Simple pattern 'learning' with Markov chains. After repeated 'repeatable' events, is able to generate more of those repeatable events that follow a similar frequency pattern. Useful for things like generating English-looking random text or making the best chess move after training across chess game histories.
The example below creates new text content based upon the word usage pattern of existing text content. For example, if you drop the works of Shakespeare into plain text files in a SamplesFolder then the resulting generated text will use the likelihood of any sequence of words appearing together to create new text that seems similar (it may pass computerised checks but will be obvious to a human reader).
Adjust the second parameter of the Train method call to change the quality of output.
Sample code to train based on all words in all files in a folder:
DirectoryInfo Folder = new DirectoryInfo(SamplesFolder);
FileInfo[] Files = Folder.GetFiles("*.txt", SearchOption.AllDirectories);
if (Files.Length == 0) throw new Exception("No sample files found.");
Sample = new MarkovChains.Markov<string>(" ");
long LinesTrained = 0;
for (int FileNum = 0; FileNum < Files.Length; FileNum++)
{
List<string> Content = new List<string>();
using (StreamReader SampleFile = new StreamReader(Files[FileNum].FullName))
{
while (!(SampleFile.EndOfStream))
{
string Line = SampleFile.ReadLine().Trim();
LinesTrained++;
foreach (string Entry in Line.Split(new char[] { ' ' }, StringSplitOptions.RemoveEmptyEntries))
Content.Add(Entry);
}
SampleFile.Close();
}
if (Content.Count > 4) Sample.Train(Content, 4);
}
Sample code to generate new content based upon that trained usage pattern:
long RequiredWordCount = 25000;
List<string> Result = Sample.Generate(RequiredWordCount, true);
StringBuilder ResultString = new StringBuilder();
foreach (string Entry in Result) ResultString.Append(Entry + " ");
Console.Write(ResultString.ToString());
The way it works is in essence quite simple:
- The first snippet reads in all paragraphs of text in all files in the sources folder.
- It then splits those into words and feeds the Markov instance those words in sequence.
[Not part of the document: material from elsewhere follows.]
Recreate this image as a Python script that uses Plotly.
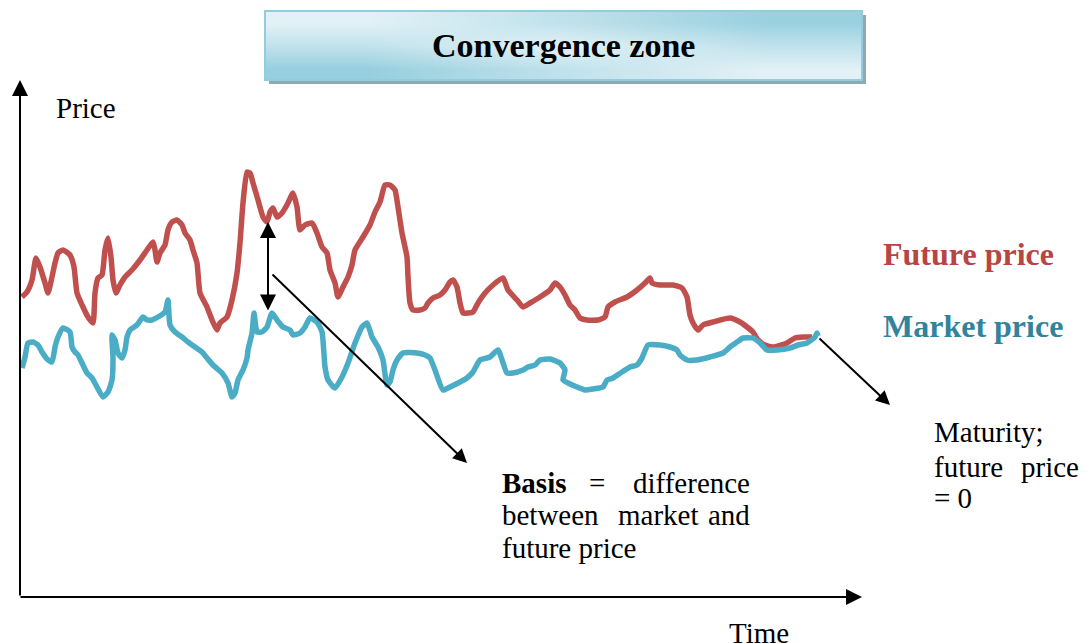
import plotly.graph_objects as go

# ── Data (time vs price, arbitrary units) ──
future_t = [22, 27, 32, 36, 40, 45, 48, 52, 55, 58,
            63, 70, 74, 77, 83, 88, 93, 95, 98, 102,
            105, 108, 111, 113, 116, 120, 125, 132, 140, 147,
            153, 155, 157, 160, 165, 168, 172, 177, 182, 185,
            190, 193, 197, 200, 207, 212, 217, 220, 227, 232,
            237, 240, 243, 247, 250, 253, 258, 263, 267, 270,
            273, 277, 282, 288, 293, 297, 300, 305, 312, 317,
            322, 327, 330, 335, 338, 343, 348, 352, 355, 363,
            370, 375, 380, 385, 390, 395, 398, 402, 407, 408,
            410, 413, 420, 425, 428, 433, 440, 445, 450, 453,
            457, 460, 463, 468, 473, 478, 485, 493, 503, 508,
            517, 523, 530, 540, 550, 555, 560, 565, 570, 575,
            580, 587, 598, 605, 608, 615, 627, 637, 645, 650,
            652, 660, 673, 682, 687, 690, 693, 698, 703, 713,
            730, 740, 747, 753, 758, 765, 773, 787, 795, 803,
            812]
future_price = [346, 351, 363, 385, 376, 360, 350, 366, 380, 390,
                393, 388, 376, 350, 336, 326, 320, 350, 365, 368,
                393, 405, 386, 363, 350, 358, 366, 373, 383, 393,
                401, 393, 381, 390, 398, 413, 421, 423, 418, 410,
                403, 393, 380, 350, 336, 323, 313, 320, 326, 343,
                370, 400, 440, 471, 470, 460, 443, 426, 421, 431,
                435, 426, 430, 440, 450, 436, 413, 418, 420, 410,
                396, 390, 373, 360, 346, 356, 366, 378, 393, 406,
                418, 431, 441, 458, 458, 453, 436, 410, 386, 366,
                340, 333, 333, 335, 340, 345, 348, 353, 361, 363,
                356, 340, 330, 330, 331, 340, 350, 358, 365, 353,
                343, 336, 340, 346, 353, 360, 356, 348, 338, 333,
                325, 323, 323, 326, 336, 341, 346, 353, 360, 365,
                360, 358, 358, 355, 346, 328, 320, 313, 318, 321,
                325, 321, 316, 311, 303, 298, 296, 300, 305, 306,
                306]

market_t = [22, 25, 28, 33, 38, 42, 47, 52, 55, 58,
            63, 70, 72, 75, 78, 82, 87, 92, 97, 103,
            108, 112, 113, 112, 115, 118, 122, 125, 127, 130,
            137, 143, 147, 152, 158, 165, 168, 170, 175, 182,
            188, 195, 202, 207, 213, 222, 228, 232, 235, 238,
            243, 247, 248, 252, 254, 257, 262, 267, 272, 277,
            283, 290, 293, 300, 305, 310, 317, 322, 325, 328,
            335, 342, 348, 355, 362, 367, 372, 378, 383, 387,
            390, 393, 397, 403, 417, 425, 430, 435, 443, 450,
            460, 467, 473, 480, 490, 498, 507, 513, 523, 528,
            535, 540, 550, 560, 565, 563, 568, 577, 585, 593,
            603, 607, 613, 622, 630, 637, 642, 648, 660, 670,
            677, 680, 687, 697, 710, 723, 730, 737, 743, 753,
            760, 767, 777, 790, 798, 807, 815, 817, 818]
market_price = [275, 286, 300, 301, 298, 291, 284, 281, 296, 306,
                315, 311, 296, 291, 288, 280, 270, 265, 256, 246,
                251, 263, 285, 308, 303, 290, 285, 293, 306, 313,
                318, 326, 323, 323, 326, 331, 343, 318, 311, 306,
                301, 296, 291, 285, 278, 270, 260, 246, 250, 263,
                273, 285, 293, 310, 330, 311, 311, 316, 330, 323,
                316, 313, 308, 310, 316, 325, 321, 311, 276, 263,
                255, 266, 280, 300, 316, 320, 306, 296, 283, 258,
                261, 273, 283, 290, 290, 288, 285, 273, 253, 256,
                261, 265, 271, 283, 286, 293, 270, 270, 273, 276,
                278, 283, 284, 280, 273, 263, 260, 256, 253, 254,
                256, 263, 265, 271, 276, 278, 285, 298, 298, 296,
                293, 288, 283, 283, 286, 290, 296, 301, 305, 305,
                300, 293, 293, 295, 298, 300, 306, 310, 307]

RED = '#c0504d'
BLUE = '#4bacc6'
RED_TXT = '#b84543'
BLUE_TXT = '#31849b'
SERIF = 'Liberation Serif'

fig = go.Figure()

# ── Title box: shadow + gradient fill (heatmap) + border ──
box_x = [364.5, 563.5, 762.5]
box_y = [574.5, 597.5, 620.5]
box_z = [[0.1, 0.6, 1.0],
         [0.6, 1.0, 0.6],
         [1.0, 0.6, 0.15]]
fig.add_trace(go.Heatmap(x=box_x, y=box_y, z=box_z, zsmooth='best',
                         colorscale=[[0, '#96cfde'], [1, '#e2f1f6']],
                         showscale=False, hoverinfo='skip'))
fig.add_shape(type='rect', x0=269, x1=866, y0=559, y1=628, layer='below',
              fillcolor='#8fa8b3', line=dict(width=0))
fig.add_shape(type='rect', x0=265, x1=862, y0=563, y1=632, layer='above',
              fillcolor='rgba(0,0,0,0)', line=dict(color='#93cddd', width=2))

# ── Price lines ──
fig.add_trace(go.Scatter(x=future_t, y=future_price, mode='lines',
                         line=dict(color=RED, width=5.5, shape='spline', smoothing=0.5),
                         name='Future price'))
fig.add_trace(go.Scatter(x=market_t, y=market_price, mode='lines',
                         line=dict(color=BLUE, width=5.5, shape='spline', smoothing=0.5),
                         name='Market price'))

def arrow(x, y, ax, ay, both=False, size=1.6):
    fig.add_annotation(x=x, y=y, ax=ax, ay=ay, xref='x', yref='y', axref='x', ayref='y',
                       text='', showarrow=True, arrowhead=2, arrowsize=size, arrowwidth=2,
                       arrowcolor='black', standoff=0, startstandoff=0,
                       arrowside='end+start' if both else 'end', startarrowhead=2,
                       startarrowsize=size)

# axes
arrow(20, 563, 20, 46)
arrow(862, 46, 19, 46)
# basis
arrow(268, 421, 268, 331, both=True)
arrow(467, 180, 271, 370, size=1.4)
# maturity
arrow(890, 238, 818, 306, size=1.4)

def label(x, y, text, size=29, color='black', bold=False, anchor='left'):
    if bold:
        text = '<b>' + text + '</b>'
    fig.add_annotation(x=x, y=y, xref='x', yref='y', text=text, showarrow=False,
                       xanchor=anchor, yanchor='middle',
                       font=dict(family=SERIF, size=size, color=color))

label(563.5, 598, 'Convergence zone', size=34, bold=True, anchor='center')
label(54, 535, 'Price')
label(727, 10, 'Time')
label(881, 389, 'Future price', size=32, color=RED_TXT, bold=True)
label(881, 317, 'Market price', size=32, color=BLUE_TXT, bold=True)

# justified basis text
label(500, 160, 'Basis', bold=True)
label(597, 160, '=', anchor='center')
label(752, 160, 'difference', anchor='right')
label(500, 128, 'between')
label(658, 128, 'market', anchor='center')
label(752, 128, 'and', anchor='right')
label(500, 95, 'future price')

label(932, 211, 'Maturity;')
label(932, 176, 'future')
label(1081, 176, 'price', anchor='right')
label(932, 145, '= 0')

# page body adds an 8px offset; size and ranges set so the figure fits the window
fig.update_xaxes(range=[8, 1091], visible=False, fixedrange=True)
fig.update_yaxes(range=[0, 635], visible=False, fixedrange=True)
fig.update_layout(width=1083, height=635, margin=dict(l=0, r=0, t=0, b=0),
                  plot_bgcolor='white', paper_bgcolor='white', showlegend=False)

fig.write_html("out.html")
The result is that the instance 'learns' the probability of a particluar word being next when it has just seen a known sequence of the last 4 words (the parameter to the Train method).
- The second snippet uses those probabilities to 'guess' a stream of likely words based upon the existing patterns it has just learned.
The number 4 is not magic; it just works okay on sample English text and sort of represents the chunk of data considered at any one time. A higher number will produce more exact matches against the original and a lower number more randomness.
Another example might be to feed it complete sentences or paragraphs. In return the generator will give you the same complete sentences/paragraphs but in a pseudo-random sequence based upon the likelihood of one following another in the original inputs.